Fig. 7 See more here.#

Matching geographical unit observations#

It is often necessary to match names within two datasets with geographical unit observations. For example, a country’s statistics ministry may report values by administrative unit, but to find out the actual spatial extent of those units, you may need to use the GADM shapefiles.

Matching observations by name can be very time-consuming. These problems even exist at the level of countries, where, for example, North Korea is regularly listed as “Democratic People’s Republic of Korea”, “Korea, North”, and “Korea, Dem.
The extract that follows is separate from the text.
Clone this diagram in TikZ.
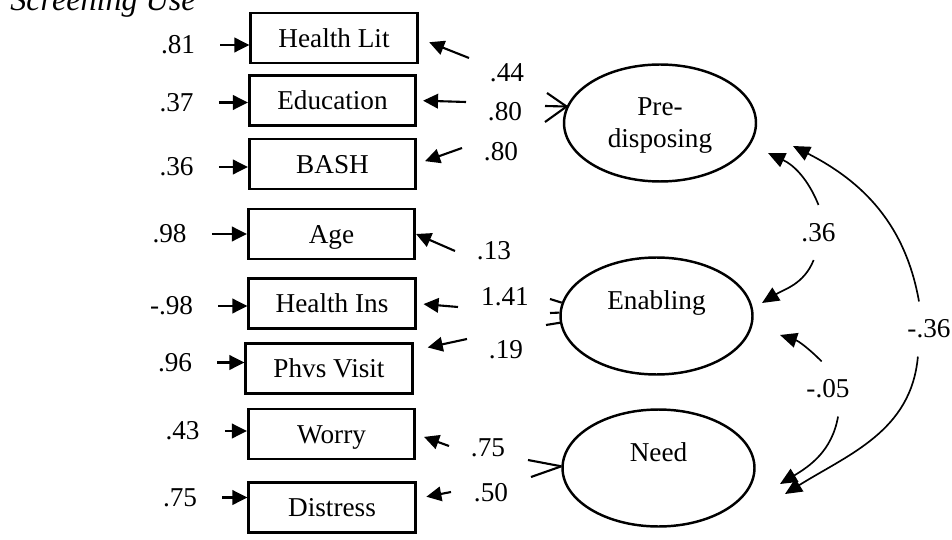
\documentclass[tikz,border=0pt]{standalone}
\usepackage{fontspec}
\setmainfont{Liberation Serif}
\usetikzlibrary{arrows.meta,positioning,shapes.geometric}
\tikzset{
    %Define standard arrow tip
    >={Triangle[length=0.3cm,width=0.29cm]},
    %Define style for boxes
    manifest/.style={
           rectangle,
           draw=black, line width=1.5pt,
           minimum width=3.33cm,
           minimum height=1.0cm,
           inner sep=0pt,
           text height=10.3pt, text depth=0pt,
           font=\fontsize{15.5}{18.2}\selectfont},
    latent/.style={
           ellipse,
           draw=black, line width=1.4pt,
           minimum width=3.84cm,
           minimum height=2.34cm,
           inner sep=0pt,
           align=center,
           text depth=0pt,
           font=\fontsize{15.5}{18.2}\selectfont},
    num/.style={
           inner sep=0pt,
           font=\fontsize{15.5}{18.2}\selectfont},
    covnum/.style={num, inner sep=0.36cm},
    % Define arrow style
    err/.style={->, line width=1.2pt, shorten <=0.5cm},
    load/.style={->, line width=1.2pt},
    stub/.style={line width=1.2pt},
    cov/.style={->, line width=0.95pt, >={Triangle[length=0.34cm,width=0.3cm]}}
}
\begin{document}
\begin{tikzpicture}[x=0.02cm,y=0.02cm,node distance=1.08cm]
\fill[white] (0,0) rectangle (952,-540);
\useasboundingbox (0,0) rectangle (952,-540);
\node[anchor=base west,inner sep=0pt,font=\fontsize{18.3}{20}\selectfont\itshape] (title) at (10,-11) {Screening Use};

% observed variables
\node[manifest] (hlit) at (334,-38) {Health Lit};
\node[manifest] (educ) at (332.5,-100.5) {Education};
\node[manifest] (bash) at (332.5,-164) {BASH};
\node[manifest] (age) at (331.5,-234) {Age};
\node[manifest] (hins) at (332,-303.5) {Health Ins};
\node[manifest] (phys) at (329,-368.5) {Phvs Visit};
\node[manifest] (worry) at (331.5,-434) {Worry};
\node[manifest] (distr) at (332,-507.5) {Distress};

% latent variables
\node[latent] (pre) at (660,-123) {Pre-\\disposing};
\node[latent] (ena) at (656.5,-316) {Enabling\\\mbox{}};
\node[latent] (need) at (658.5,-468) {Need\\\mbox{}};

% error terms
\node[num, left=of hlit, yshift=-0.14cm] (e1) {.81};
\node[num, left=of educ, yshift=-0.04cm] (e2) {.37};
\node[num, left=of bash, yshift=-0.06cm] (e3) {.36};
\node[num, left=1.2cm of age] (e4) {.98};
\node[num, left=of hins, yshift=-0.05cm] (e5) {-.98};
\node[num, left=1.04cm of phys, yshift=0.12cm] (e6) {.96};
\node[num, left=0.94cm of worry, yshift=0.06cm] (e7) {.43};
\node[num, left=1cm of distr, yshift=0.2cm] (e8) {.75};
\path[err]
	(e1.east) edge (e1.east -| hlit.west)
	(e2.east) edge (e2.east -| educ.west)
	(e3.east) edge (e3.east -| bash.west)
	(e4.east) edge (e4.east -| age.west)
	(e5.east) edge (e5.east -| hins.west)
	(e6.east) edge (e6.east -| phys.west)
	(e7.east) edge (e7.east -| worry.west)
	(e8.east) edge (e8.east -| distr.west);

% loadings
\node[num] (l1) at (507,-73) {.44};
\node[num] (l2) at (505,-112) {.80};
\node[num] (l3) at (501,-152) {.80};
\node[num] (l4) at (494,-251) {.13};
\node[num] (l5) at (505,-297) {1.41};
\node[num] (l6) at (506,-350) {.19};
\node[num] (l7) at (488,-448) {.75};
\node[num] (l8) at (491,-493) {.50};
\coordinate (t1) at (469,-58);
\coordinate (t2) at (466,-102);
\coordinate (t3) at (462,-148);
\coordinate (t4) at (455,-251);
\coordinate (t5) at (458,-307);
\coordinate (t6) at (467,-339);
\coordinate (t7) at (449,-446);
\coordinate (t8) at (451,-492);
\path[load]
	(t1) edge[shorten >=0.23cm] (hlit.east)
	(t2) edge[shorten >=0.12cm] (educ.east)
	(t3) edge[shorten >=0.17cm] (bash.east)
	(t4) edge (age.east)
	(t5) edge[shorten >=0.14cm] (hins.east)
	(t6) edge[shorten >=0.29cm] (phys.12)
	(t7) edge[shorten >=0.17cm] (worry.east)
	(t8) edge[shorten >=0.2cm] (distr.6);

% line ends at the factors
\coordinate (s1) at (547,-93);
\coordinate (s2) at (545,-106);
\coordinate (s3) at (545,-122);
\coordinate (s4) at (550,-299);
\coordinate (s5) at (550,-313);
\coordinate (s6) at (546,-325);
\coordinate (s7) at (528,-460);
\coordinate (s8) at (531,-477);
\path[stub]
	(s1) edge (pre.170)
	(s2) edge (pre.170)
	(s3) edge (pre.170)
	(s4) edge (ena.172)
	(s5) edge (ena.178)
	(s6) edge (ena.-176)
	(s7) edge (need.179)
	(s8) edge (need.179);

% covariances
\node[covnum] (c1) at (818.5,-232.5) {.36};
\node[covnum] (c2) at (828,-389) {-.05};
\node[covnum] (c3) at (929,-329) {-.36};
\coordinate (pA) at (768,-153);
\coordinate (pB) at (762,-303);
\coordinate (pC) at (780,-335);
\coordinate (pD) at (780,-484);
\coordinate (pE) at (793,-146);
\coordinate (pF) at (785,-494);
\path[cov]
	(c1.north) edge[out=112,in=-25] (pA)
	(c1.-100) edge[out=-112,in=32] (pB)
	(c2.103) edge[out=135,in=-18] (pC)
	(c2.-70) edge[out=-100,in=31] (pD)
	(c3.110) edge[out=100,in=-27] (pE)
	(c3.-112) edge[out=-95,in=32] (pF);
\end{tikzpicture}
\end{document}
Rep.”; and information is indiscriminately reported for isolated regions or sovereign states (Guadeloupe’s data may or may not be included in France). Reporting units may not correspond to standard administrative units at all, and you will need to aggregate or disaggregate regions to match between datasets. Here are some suggestions for solving this problem:

  1. Try to perform all merging on abbreviation codes rather than names. At the level of countries, use ISO alpha-3 codes if possible.

  2. Use string matching. However, in this case, you will need to inspect all of the matches to make sure that they are correct.

  3. Construct “translation functions” for each dataset, which map the regional names in that dataset to a canonical list of region names. For example, choose the names in one dataset as a canonical list, and name the matching functions as <dataset>2canonical and canonical2<dataset2>.